ALBERTO RIOS: And it becomes fertilizer for something…
CHRISTOPHER MOORE: I've been called that before.
ALBERTO RIOS: To grow from that. I think you are following Shakespearean tradition of Shakespeare followed somebody and you're following something Shakespeare doing and not only that, we tend to think of books as being books. To take three books and to bring them… to start saying can’t we play well together can’t we do something together is another interesting idea, very 21st idea, I thing.
CHRISTOPHER MOORE: That's sort of the math of the equation. You just -- I think the two plays have 38 characters and you have a lot to manage. And so there's a lot of determine what you're going to be put in, this person's he and that person is there and I introduce characters like the 2 huge Jews, the minions, stuff like that. And a lot of it is just logistics and I map them out in big sketch pads before I get down to crafting scenes, which is sort of a different part of it. But it's -- I don't know if there's an analogue when you're a poet to do that, I feel you would design in the page. When you're doing something the size of a novel, if you want to get it done ever, you have to plan it out ahead and hopefully come out on the other side.
ALBERTO RIOS: Good advice.
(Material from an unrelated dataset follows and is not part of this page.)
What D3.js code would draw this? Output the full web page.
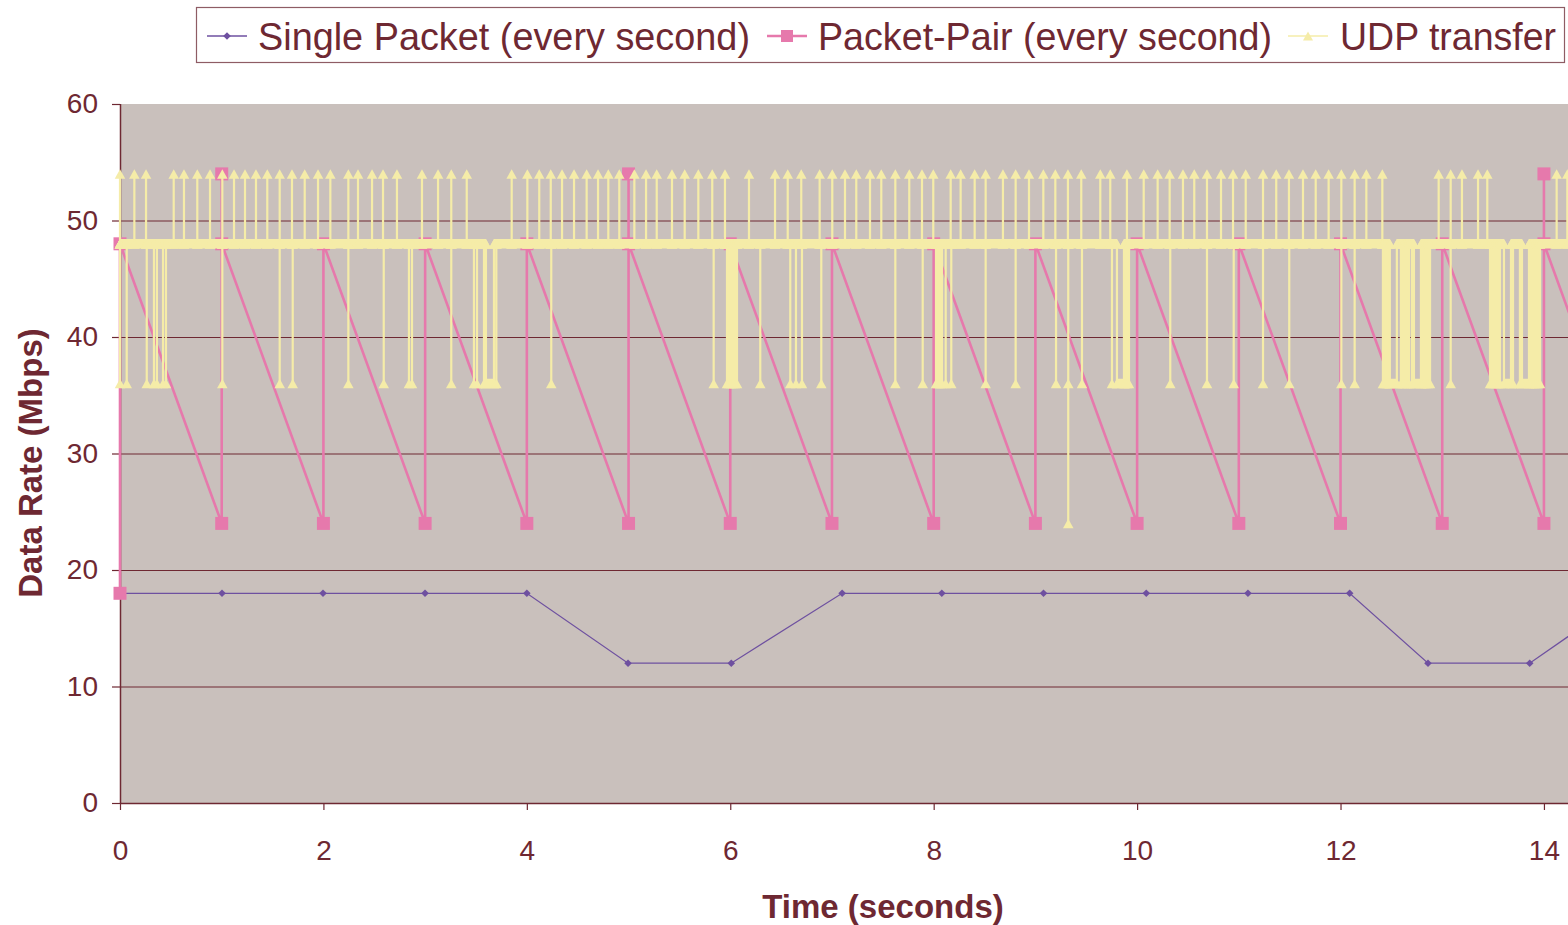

Thank you for talking about your book today so elegantly.
CHRISTOPHER MOORE: Thank you for having me.
ALBERTO RIOS: I would like to say to our viewers, you've been watching "Books & Co." You've been your host Alberto Rios, we've been joined today by Christopher Moore talking about his most recent book, "The Serpent of Venice." I keep wanting to say the Merchant of Venice.
CHRISTOPHER MOORE: That's how it's supposed to be.